Republicans are less likely than Democrats to support a candidate who was unfaithful, poll shows.
Sexual scandals don't automatically pack a knockout punch for today's politicians, but the circumstances matter to voters.
That's the view of political observers as they assess the political fallout from the most recent revelations involving Sen. David Vitter (R) of Louisiana and Antonio Villaraigosa (D), the mayor of Los Angeles.
On Monday, Senator Vitter admitted to a "very serious sin" after his phone number was found among the records of a Washington, D.C., escort service that's under investigation. Last week, Mayor Villaraigosa apologized for an extramarital affair – his second – which has led his wife to file for divorce.
While such episodes are never positive, voters these days are willing to forgive under the right circumstances, experts say.
"Times have indeed changed," says Mary Ellen Balchunis-Harris, a professor of political science at La Salle University in Philadelphia. "Americans have gotten over the fact that their politicians aren't perfect."

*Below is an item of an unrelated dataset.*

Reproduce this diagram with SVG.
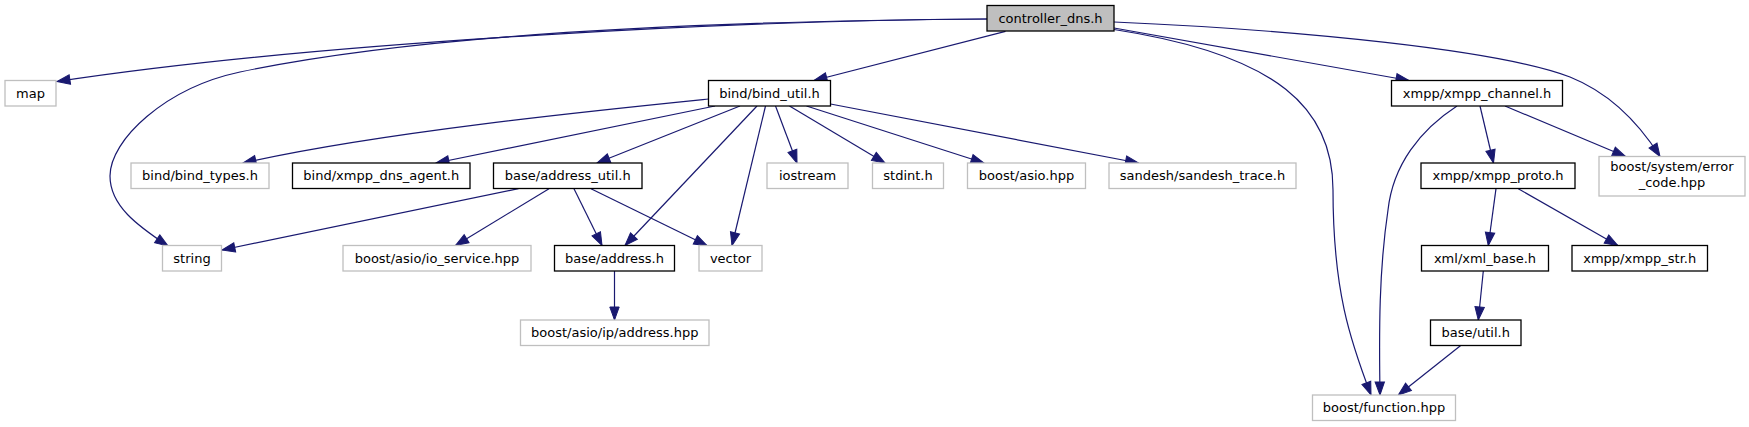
<svg xmlns="http://www.w3.org/2000/svg" width="1749" height="427" viewBox="0 0 1749 427">
<style>
  .bg { fill: #ffffff; }
  .nb { fill: #ffffff; stroke: #000000; stroke-width: 1.3; }
  .ng { fill: #ffffff; stroke: #bfbfbf; stroke-width: 1.3; }
  .nr { fill: #bfbfbf; stroke: #000000; stroke-width: 1.3; }
  text { font-family: "DejaVu Sans", "Liberation Sans", sans-serif; font-size: 13px; fill: #000000; text-anchor: middle; }
  .e { fill: none; stroke: #191970; stroke-width: 1.2; marker-end: url(#arr); }
</style>
<defs>
  <marker id="arr" markerWidth="13" markerHeight="10" refX="13" refY="4.7" orient="auto" markerUnits="userSpaceOnUse" overflow="visible">
    <path d="M0,0 L13,4.7 L0,9.4 z" fill="#191970" stroke="#191970" stroke-width="1"/>
  </marker>
</defs>
<rect class="bg" x="0" y="0" width="1749" height="427"/>

<g id="connectors">
  <path class="e" d="M987,19 C760,20 330,40 57,81.5"/>
  <path class="e" d="M987,19 C700,21 420,34 240,72 C165,88 110,140 110,176 C110,206 138,226 168,246"/>
  <path class="e" d="M1005.5,31.3 L814,80.5"/>
  <path class="e" d="M1114,28 L1409,80.5"/>
  <path class="e" d="M1114,29.5 C1280,55 1333,110 1333,190 C1333,290 1350,340 1371,395"/>
  <path class="e" d="M1114,22 C1300,30 1500,50 1570,77 C1610,93 1640,125 1660,156.5"/>
  <path class="e" d="M708.5,99 C600,110 380,132 243,163"/>
  <path class="e" d="M715,106 L436,163"/>
  <path class="e" d="M740,106 L597,163"/>
  <path class="e" d="M757,106 L625,245.5"/>
  <path class="e" d="M765.5,106 L732,245.5"/>
  <path class="e" d="M775.5,106 L797,163"/>
  <path class="e" d="M789.5,106 L885,163"/>
  <path class="e" d="M806.5,106 L984,163"/>
  <path class="e" d="M830.5,104 L1138.5,163"/>
  <path class="e" d="M518.5,188.7 L222,250"/>
  <path class="e" d="M549,188.7 L455.5,245.5"/>
  <path class="e" d="M574,188.7 L602,245.5"/>
  <path class="e" d="M591,188.7 L707,245.5"/>
  <path class="e" d="M614.5,271 L614.5,320"/>
  <path class="e" d="M1480,106 L1493.5,163"/>
  <path class="e" d="M1505,106 L1625.5,156.5"/>
  <path class="e" d="M1457,106 C1420,130 1393,165 1388,210 C1379,270 1379,330 1380,395"/>
  <path class="e" d="M1496,188.7 L1488.3,245.5"/>
  <path class="e" d="M1518.3,188.7 L1617.8,245.5"/>
  <path class="e" d="M1483.3,271 L1478.3,320"/>
  <path class="e" d="M1460.7,345.5 L1398.3,395"/>
</g>

<g id="n_controller_dns"><rect class="nr" x="987" y="5.5" width="127" height="25.5"/><text x="1050.5" y="22.8">controller_dns.h</text></g>
<g id="n_map"><rect class="ng" x="5" y="80.5" width="51" height="25.5"/><text x="30.5" y="97.8">map</text></g>
<g id="n_bind_util"><rect class="nb" x="708.5" y="80.5" width="122" height="25.5"/><text x="769.5" y="97.8">bind/bind_util.h</text></g>
<g id="n_xmpp_channel"><rect class="nb" x="1391.5" y="80.5" width="171" height="25.5"/><text x="1477" y="97.8">xmpp/xmpp_channel.h</text></g>
<g id="n_bind_types"><rect class="ng" x="131" y="163" width="138" height="25.5"/><text x="200" y="180.3">bind/bind_types.h</text></g>
<g id="n_xmpp_dns_agent"><rect class="nb" x="292.5" y="163" width="177.5" height="25.5"/><text x="381.25" y="180.3">bind/xmpp_dns_agent.h</text></g>
<g id="n_address_util"><rect class="nb" x="493.5" y="163" width="148.5" height="25.5"/><text x="567.75" y="180.3">base/address_util.h</text></g>
<g id="n_iostream"><rect class="ng" x="767" y="163" width="81" height="25.5"/><text x="807.5" y="180.3">iostream</text></g>
<g id="n_stdint"><rect class="ng" x="872.5" y="163" width="71" height="25.5"/><text x="908" y="180.3">stdint.h</text></g>
<g id="n_asio"><rect class="ng" x="967.5" y="163" width="118" height="25.5"/><text x="1026.5" y="180.3">boost/asio.hpp</text></g>
<g id="n_sandesh_trace"><rect class="ng" x="1109" y="163" width="187" height="25.5"/><text x="1202.5" y="180.3">sandesh/sandesh_trace.h</text></g>
<g id="n_xmpp_proto"><rect class="nb" x="1421" y="163" width="154" height="25.5"/><text x="1498" y="180.3">xmpp/xmpp_proto.h</text></g>
<g id="n_error_code"><rect class="ng" x="1599" y="156.5" width="146" height="39.5"/><text x="1672" y="171.3">boost/system/error</text><text x="1672" y="187.3">_code.hpp</text></g>
<g id="n_string"><rect class="ng" x="162.5" y="245.5" width="59" height="25.5"/><text x="192" y="262.8">string</text></g>
<g id="n_io_service"><rect class="ng" x="343" y="245.5" width="188" height="25.5"/><text x="437" y="262.8">boost/asio/io_service.hpp</text></g>
<g id="n_address"><rect class="nb" x="554.5" y="245.5" width="120" height="25.5"/><text x="614.5" y="262.8">base/address.h</text></g>
<g id="n_vector"><rect class="ng" x="699" y="245.5" width="63" height="25.5"/><text x="730.5" y="262.8">vector</text></g>
<g id="n_xml_base"><rect class="nb" x="1421.5" y="245.5" width="127" height="25.5"/><text x="1485" y="262.8">xml/xml_base.h</text></g>
<g id="n_xmpp_str"><rect class="nb" x="1572" y="245.5" width="135.5" height="25.5"/><text x="1639.75" y="262.8">xmpp/xmpp_str.h</text></g>
<g id="n_ip_address"><rect class="ng" x="520.5" y="320" width="188.5" height="25.5"/><text x="614.75" y="337.3">boost/asio/ip/address.hpp</text></g>
<g id="n_util"><rect class="nb" x="1430.5" y="320" width="90.5" height="25.5"/><text x="1475.75" y="337.3">base/util.h</text></g>
<g id="n_function"><rect class="ng" x="1312.5" y="395" width="143" height="25.5"/><text x="1384" y="412.3">boost/function.hpp</text></g>
</svg>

While an overwhelming majority of Americans view adultery as morally wrong – 91 percent, according to a Gallup poll in May – two watershed events have reshaped the ways voters view the sexual indiscretions of politicians.
The first event was presidential hopeful Gary Hart's dalliance with Donna Rice in 1988. The media frenzy that followed drove Senator Hart from politics and opened the door for more news coverage of the same ilk, affecting many politicians in both parties at all levels.
The second event was President Clinton's extramarital affair with a former White House intern. When news of the affair broke in 1998, Mr. Clinton's personal approval ratings reached their highest level of his presidency – an indication that, however much disgust they might have had for his actions with Monica Lewinsky, many voters did not believe it significantly affected his performance in office.